Doc tracks struggle to rewrite colonial-era laws

Activists protesting in No Easy Walk to Freedom.

It all started in India. Under British rule in the former colony, it became the first country to write laws criminalizing homosexuality. Enacted in 1861, Section 377 punished “carnal knowledge against the order of nature,” catalyzing the movement that would see generations of gay people across the globe arrested, imprisoned and executed. It was then used as a template for similar laws in Canada, Australia, the Caribbean, East Africa and even Britain itself, which had no similar laws at the time. Today, half the world’s existing anti-gay laws trace their origin to Section 377.

Given her focus on international LGBT rights, it seemed only logical for filmmaker Nancy Nicol to head to India in 2009 when the Delhi high court struck down the law.

“I thought it was a really interesting way to take on issues around oppression,” the York University professor says. “Looking at the treatment of sexual minorities through the lens and legacy of British imperialism and colonialism.”

Nicol’s film No Easy Walk to Freedom charts the journey of activists and their opposition. In keeping with past works, Nicol stays out of the way, letting those involved speak for themselves.

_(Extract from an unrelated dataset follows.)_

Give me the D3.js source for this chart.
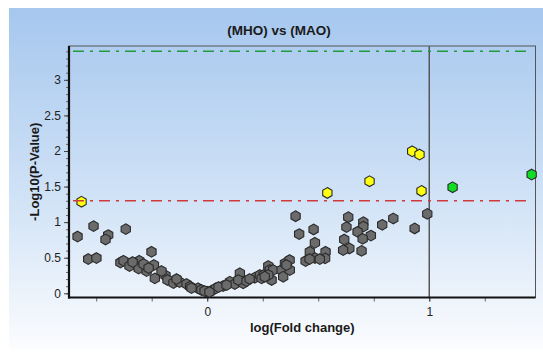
<!DOCTYPE html>
<html><head><meta charset="utf-8">
<script src="https://cdn.jsdelivr.net/npm/d3@7"></script>
<style>
html,body{margin:0;padding:0;background:#fff;}
svg{display:block;font-family:Arial,"Liberation Sans",sans-serif;}
</style></head>
<body>
<script>
const title = "(MHO) vs (MAO)";
const xTitle = "log(Fold change)";
const yTitle = "-Log10(P-Value)";
const xTickLabels = [0, 1];
const yTickLabels = [0, 0.5, 1, 1.5, 2, 2.5, 3];
const pThreshold = 1.3;
const upperThreshold = 3.4;
const foldLine = 1;

// gray (non-significant) points: log fold change, -log10 p
const grayX = [-0.584,-0.512,-0.446,-0.458,-0.367,-0.536,-0.499,-0.251,-0.391,-0.377,-0.350,-0.306,-0.309,-0.273,-0.240,-0.236,-0.188,-0.179,-0.152,-0.125,-0.093,-0.077,-0.041,-0.026,0.000,0.019,0.039,0.072,0.102,0.124,0.147,0.162,0.140,0.214,0.237,0.254,0.275,0.282,0.297,0.245,0.290,0.335,0.342,0.350,0.371,0.372,0.275,0.357,0.259,-0.287,-0.264,-0.336,-0.071,-0.012,0.010,0.051,0.087,0.177,0.191,-0.206,-0.138,
 0.398,0.414,0.479,0.485,0.462,0.443,0.533,0.531,0.485,0.507,0.635,0.627,0.703,0.703,0.677,0.737,0.700,0.617,0.640,0.612,0.695,0.788,0.838,0.934,0.991,0.461];
const grayY = [0.797,0.944,0.818,0.757,0.902,0.481,0.495,0.583,0.432,0.457,0.383,0.457,0.348,0.313,0.397,0.210,0.250,0.187,0.144,0.158,0.130,0.095,0.070,0.046,0.022,0.036,0.070,0.102,0.163,0.130,0.281,0.140,0.187,0.219,0.257,0.257,0.383,0.327,0.327,0.210,0.187,0.327,0.233,0.421,0.467,0.327,0.257,0.397,0.233,0.411,0.355,0.439,0.074,0.032,0.018,0.088,0.116,0.172,0.201,0.313,0.200,
 1.084,0.832,0.898,0.710,0.583,0.453,0.583,0.491,0.495,0.481,1.070,0.930,1.000,0.937,0.864,0.811,0.766,0.755,0.631,0.607,0.596,0.962,1.052,0.912,1.116,0.481];
// significant p-value, small fold change
const yellowX = [-0.566, 0.541, 0.731, 0.923, 0.956, 0.965];
const yellowY = [1.287, 1.411, 1.575, 1.996, 1.950, 1.439];
// significant p-value and fold change
const greenX = [1.105, 1.461];
const greenY = [1.491, 1.669];

const W = 543, H = 352;
const svg = d3.select("body").append("svg").attr("width", W).attr("height", H);
const defs = svg.append("defs");
const grad = defs.append("linearGradient").attr("id","bg").attr("x1",0).attr("y1",0).attr("x2",0).attr("y2",1);
grad.append("stop").attr("offset","0%").attr("stop-color","#a6c7ee");
grad.append("stop").attr("offset","55%").attr("stop-color","#d0e2f6");
grad.append("stop").attr("offset","100%").attr("stop-color","#fbfcfe");

svg.append("rect").attr("x",9).attr("y",8).attr("width",W-9).attr("height",341).attr("fill","url(#bg)");

const L = 69, R = 535.5, T = 46, B = 297.5;
const x = d3.scaleLinear().domain([-0.6225, 1.4784]).range([L, R]);
const y = d3.scaleLinear().domain([-0.0589, 3.4755]).range([B, T]);

svg.append("text").attr("x",279).attr("y",35).attr("text-anchor","middle")
  .attr("font-weight","bold").attr("font-size",13.5).attr("fill","#1a1a1a").text(title);

// frame
svg.append("rect").attr("x",L).attr("y",T).attr("width",R-L).attr("height",B-T)
  .attr("fill","none").attr("stroke","#555").attr("stroke-width",1);

// vertical fold line
svg.append("line").attr("x1",x(foldLine)).attr("x2",x(foldLine)).attr("y1",T).attr("y2",B)
  .attr("stroke","#555").attr("stroke-width",1.5);

// axes
const yAxisMinor = d3.axisLeft(y).tickValues(d3.range(0, 3.41, 0.1)).tickSize(3).tickFormat("");
svg.append("g").attr("transform",`translate(${L},0)`).call(yAxisMinor)
  .call(g=>{g.select(".domain").remove(); g.selectAll("line").attr("stroke","#666");});
const yAxis = d3.axisLeft(y).tickValues(yTickLabels).tickSize(5).tickPadding(3).tickFormat(d3.format("~g"));
svg.append("g").attr("transform",`translate(${L},0)`).call(yAxis)
  .call(g=>{g.select(".domain").remove(); g.selectAll("line").attr("stroke","#444");
    g.selectAll("text").attr("font-size",12).attr("fill","#222").attr("font-family","Arial,'Liberation Sans',sans-serif");});

const xAxisMinor = d3.axisBottom(x).tickValues(d3.range(-0.5, 1.3, 0.25)).tickSize(4).tickFormat("");
svg.append("g").attr("transform",`translate(0,${B})`).call(xAxisMinor)
  .call(g=>{g.select(".domain").remove(); g.selectAll("line").attr("stroke","#666");});
const xAxis = d3.axisBottom(x).tickValues(xTickLabels).tickSize(4).tickPadding(6).tickFormat(d3.format("d"));
svg.append("g").attr("transform",`translate(0,${B})`).call(xAxis)
  .call(g=>{g.select(".domain").remove(); g.selectAll("line").attr("stroke","#444");
    g.selectAll("text").attr("font-size",12).attr("fill","#222").attr("font-family","Arial,'Liberation Sans',sans-serif");});

// thick axis lines
svg.append("line").attr("x1",L).attr("x2",L).attr("y1",T).attr("y2",B+1).attr("stroke","#111").attr("stroke-width",2.2);
svg.append("line").attr("x1",L-1).attr("x2",R).attr("y1",B).attr("y2",B).attr("stroke","#111").attr("stroke-width",2.2);

svg.append("text").attr("x",(L+R)/2).attr("y",332).attr("text-anchor","middle")
  .attr("font-weight","bold").attr("font-size",13).attr("fill","#1a1a1a").text(xTitle);
svg.append("text").attr("transform",`translate(39,${(T+B)/2}) rotate(-90)`).attr("text-anchor","middle")
  .attr("font-weight","bold").attr("font-size",13).attr("fill","#1a1a1a").text(yTitle);

// points
const hex = d3.symbol().type({draw(ctx, size){
  const r = Math.sqrt(size/ (3*Math.sqrt(3)/2));
  for(let i=0;i<6;i++){const a=Math.PI/3*i - Math.PI/2; const px=r*Math.cos(a), py=r*Math.sin(a); if(i===0)ctx.moveTo(px,py); else ctx.lineTo(px,py);} ctx.closePath();}}).size(74);

function plot(xs, ys, fill){
  svg.append("g").selectAll("path").data(xs.map((v,i)=>[v, ys[i]])).join("path")
    .attr("d", hex).attr("transform", d=>`translate(${x(d[0])},${y(d[1])})`)
    .attr("fill", fill).attr("stroke","#2a2a2a").attr("stroke-width",1.1);
}
plot(grayX, grayY, "#6b6b6b");
plot(yellowX, yellowY, "#ffff10");
plot(greenX, greenY, "#11dd22");

// thresholds
svg.append("line").attr("x1",L+4).attr("x2",R-5).attr("y1",y(upperThreshold)).attr("y2",y(upperThreshold))
  .attr("stroke","#1f9a3c").attr("stroke-width",1.5).attr("stroke-dasharray","11,6,3,6");
svg.append("line").attr("x1",L+4).attr("x2",R-8).attr("y1",y(pThreshold)).attr("y2",y(pThreshold))
  .attr("stroke","#d03a3a").attr("stroke-width",1.5).attr("stroke-dasharray","11,6,3,6");
</script>
</body></html>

“A social-justice movement is itself a kind of discussion,” Nicol says. “I try to capture that dynamic through different contributors and their thinking on a particular issue. There’s always debate within social movements, and that’s a very positive thing because it’s the way we analyze and grow in relationship to social change. Documentary is a form that is completed not on the screen, but by its interaction with the audience. What makes good doc is something that generates discussion and debate.”

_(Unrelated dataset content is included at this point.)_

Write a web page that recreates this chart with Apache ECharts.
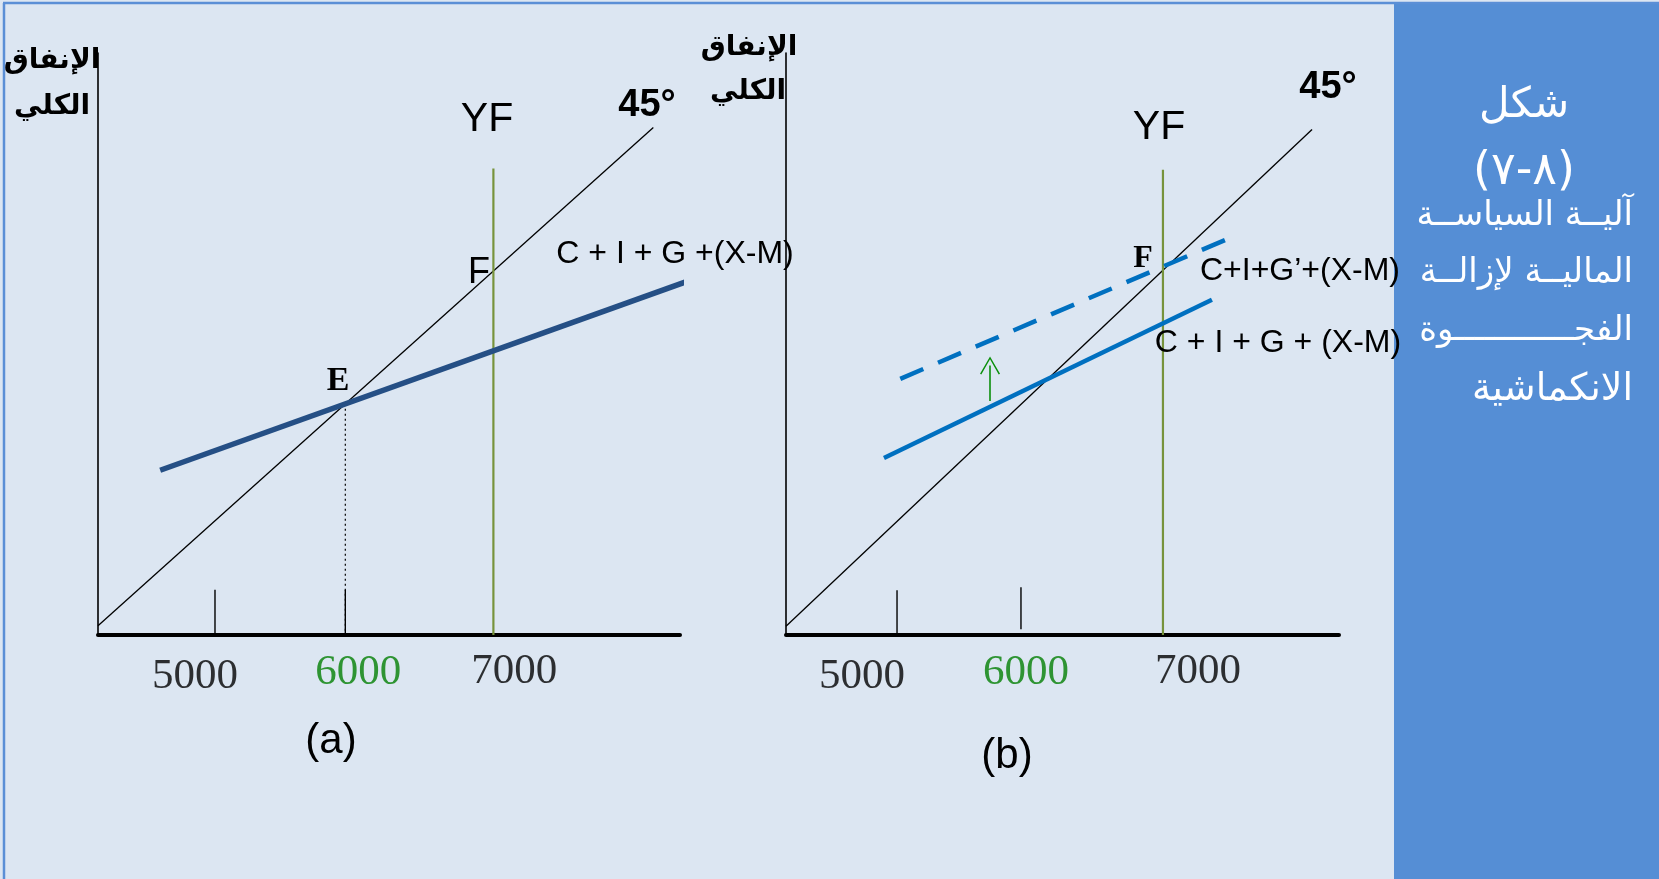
<!DOCTYPE html>
<html><head><meta charset="utf-8">
<script src="https://cdn.jsdelivr.net/npm/echarts@6/dist/echarts.min.js"></script>
<style>html,body{margin:0;padding:0;overflow:hidden;background:#DCE6F2}#c{width:1659px;height:879px}</style>
</head><body><div id="c"></div><script>
// ---------- Panel (a) data (income / expenditure units) ----------
const xDomainA = [4330, 8260];
const yDomainA = [4260, 8640];
const line45A = [[4330, 4330], [8080, 8080]];
const aggDemandA = [[4750, 5500], [8330, 6930]];
const fullEmploymentA = [[7000, 4260], [7000, 7770]];
const equilibriumDropA = [[6000, 6000], [6000, 4260]];
const tickMarksA = [[[5120, 4260], [5120, 4600]], [[6000, 4260], [6000, 4600]]];
const tickLabels = ['5000', '6000', '7000'];
const tickLabelXA = [4985, 6087, 7141];
const tickLabelYA = [3944, 3974, 3981];

// ---------- Panel (b) data ----------
const xDomainB = [4345, 8240];
const yDomainB = [4280, 8620];
const line45B = [[4345, 4345], [8050, 8050]];
const aggDemandB = [[5035, 5600], [7345, 6780]];
const aggDemandShiftedB = [[5150, 6190], [7470, 7240]];
const fullEmploymentB = [[7000, 4280], [7000, 7750]];
const tickMarksB = [[[5127, 4280], [5127, 4613]], [[6000, 4323], [6000, 4636]]];
const shiftArrowB = [[5782, 6025], [5782, 6290]];
const tickLabelXB = [4880, 6035, 7246];
const tickLabelYB = [3967, 3997, 4004];

const SANS = '"Liberation Sans", Arial, sans-serif';
const SERIF = '"Liberation Serif", "Times New Roman", serif';
const AR = '"DejaVu Sans", sans-serif';

function lineSeries(idx, data, color, width, type, z) {
  return {
    type: 'line', xAxisIndex: idx, yAxisIndex: idx, data: data,
    symbol: 'none', showSymbol: false, clip: false, silent: true, animation: false,
    lineStyle: { color: color, width: width, type: type || 'solid', cap: 'butt' },
    z: z || 2
  };
}
function tickLabelSeries(idx, xs, ys) {
  return {
    type: 'scatter', xAxisIndex: idx, yAxisIndex: idx, clip: false, silent: true, animation: false,
    symbolSize: 1, itemStyle: { color: 'rgba(0,0,0,0)' },
    data: tickLabels.map((t, i) => ({
      value: [xs[i], ys[i]],
      label: { color: i === 1 ? '#037F03' : '#000000' }
    })),
    label: {
      show: true, position: 'inside',
      formatter: p => tickLabels[p.dataIndex],
      fontFamily: SERIF, fontSize: 43, textBorderWidth: 0
    }
  };
}
function axisPair(idx, xd, yd) {
  return {
    x: {
      type: 'value', gridIndex: idx, min: xd[0], max: xd[1],
      axisLine: { show: true, onZero: false, lineStyle: { color: '#000', width: 4 } },
      axisTick: { show: false }, axisLabel: { show: false }, splitLine: { show: false }
    },
    y: {
      type: 'value', gridIndex: idx, min: yd[0], max: yd[1],
      axisLine: { show: true, onZero: false, lineStyle: { color: '#000', width: 1.6 } },
      axisTick: { show: false }, axisLabel: { show: false }, splitLine: { show: false }
    }
  };
}
const axA = axisPair(0, xDomainA, yDomainA);
const axB = axisPair(1, xDomainB, yDomainB);

function txt(text, x, y, font, fill, align) {
  return {
    type: 'text', x: x, y: y, silent: true, z: 100,
    style: { text: text, font: font, fill: fill || '#000', align: align || 'center', verticalAlign: 'middle' }
  };
}

const series = [];
// Panel a
series.push(lineSeries(0, line45A, '#000000', 1.3));
series.push(lineSeries(0, fullEmploymentA, '#77933C', 2.2));
series.push(lineSeries(0, equilibriumDropA, '#000000', 1.2, [2, 3]));
tickMarksA.forEach(t => series.push(lineSeries(0, t, '#000000', 1.4)));
series.push(lineSeries(0, aggDemandA, '#254F85', 5.5, 'solid', 3));
series.push(tickLabelSeries(0, tickLabelXA, tickLabelYA));
// Panel b
series.push(lineSeries(1, line45B, '#000000', 1.3));
series.push(lineSeries(1, fullEmploymentB, '#77933C', 2.2));
tickMarksB.forEach(t => series.push(lineSeries(1, t, '#000000', 1.4)));
series.push(lineSeries(1, aggDemandB, '#0070C0', 4.5, 'solid', 3));
series.push(lineSeries(1, aggDemandShiftedB, '#0070C0', 4.5, [25, 16], 3));
series.push({
  type: 'line', xAxisIndex: 1, yAxisIndex: 1, data: [], silent: true, animation: false,
  markLine: {
    silent: true, animation: false,
    symbol: ['none', 'path://M0,18 L10,0 L20,18 L18.7,18.7 L10,2.8 L1.3,18.7 Z'],
    symbolSize: [20, 18],
    label: { show: false },
    lineStyle: { color: '#0A8F0A', width: 1.6, type: 'solid' },
    data: [[{ coord: shiftArrowB[0] }, { coord: shiftArrowB[1] }]]
  }
});
series.push(tickLabelSeries(1, tickLabelXB, tickLabelYB));

const graphics = [
  { type: 'rect', shape: { x: 1394, y: 4, width: 265, height: 875 }, style: { fill: '#558ED5' }, silent: true, z: 0 },
  { type: 'line', shape: { x1: 3, y1: 3, x2: 1659, y2: 3 }, style: { stroke: '#5B8FD6', lineWidth: 2.5 }, silent: true, z: 1 },
  { type: 'line', shape: { x1: 4, y1: 3, x2: 4, y2: 879 }, style: { stroke: '#5B8FD6', lineWidth: 2.5 }, silent: true, z: 1 },
  // axis titles
  txt('الإنفاق', 52, 61, 'bold 28px ' + AR),
  txt('الكلي', 52, 107, 'bold 28px ' + AR),
  txt('الإنفاق', 749, 48, 'bold 28px ' + AR),
  txt('الكلي', 748, 92, 'bold 28px ' + AR),
  // annotations panel a
  txt('YF', 487, 120, '41px ' + SANS),
  txt('45°', 647, 106, 'bold 38px ' + SANS),
  txt('F', 479, 273, '36px ' + SANS),
  txt('E', 338, 381, 'bold 34px ' + SERIF),
  txt('C + I + G +(X-M)', 675, 254, '32px ' + SANS),
  txt('(a)', 331, 741, '42px ' + SANS),
  // annotations panel b
  txt('YF', 1159, 128, '41px ' + SANS),
  txt('45°', 1328, 88, 'bold 38px ' + SANS),
  txt('F', 1143, 259, 'bold 32px ' + SERIF),
  txt('C+I+G’+(X-M)', 1300, 271, '32px ' + SANS),
  txt('C + I + G + (X-M)', 1278, 343, '32px ' + SANS),
  txt('(b)', 1007, 756, '42px ' + SANS),
  // right panel
  txt('شكل', 1524, 106, '42px ' + AR, '#FFFFFF'),
  txt('(٨-٧)', 1524, 172, '46px ' + AR, '#FFFFFF'),
  txt('آليــة السياســة', 1633, 216, '34px ' + AR, '#FFFFFF', 'right'),
  txt('الماليــة لإزالــة', 1633, 273, '34px ' + AR, '#FFFFFF', 'right'),
  txt('الفجــــــــــــوة', 1633, 331, '34px ' + AR, '#FFFFFF', 'right'),
  txt('الانكماشية', 1633, 390, '38px ' + AR, '#FFFFFF', 'right')
];

const chart = echarts.init(document.getElementById('c'), null, { renderer: 'canvas' });
chart.setOption({
  backgroundColor: '#DCE6F2',
  animation: false,
  grid: [
    { left: 98, top: 53, width: 582, height: 582 },
    { left: 786, top: 53, width: 553, height: 582 }
  ],
  xAxis: [axA.x, axB.x],
  yAxis: [axA.y, axB.y],
  series: series,
  graphic: graphics
});
</script></body></html>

Nicol’s work is part of a larger project called Envisioning Global LGBT Human Rights. Composed of 31 partners in 12 countries, the interdisciplinary research team looks at people fighting against anti-gay laws left over from British colonialism.

“People have heard about the situation in places like Uganda and they know it’s horrible,” Nicol says. “But sometimes they don’t know the extent of organizing and the brilliance and courage of people on the ground who are fighting to make change. What’s happening right now in India is powerful. It’s small in terms of the massive scale and diversity of the country, but it’s growing. India is the second most populous country on earth, so what happens there has huge implications for the rest of the world.”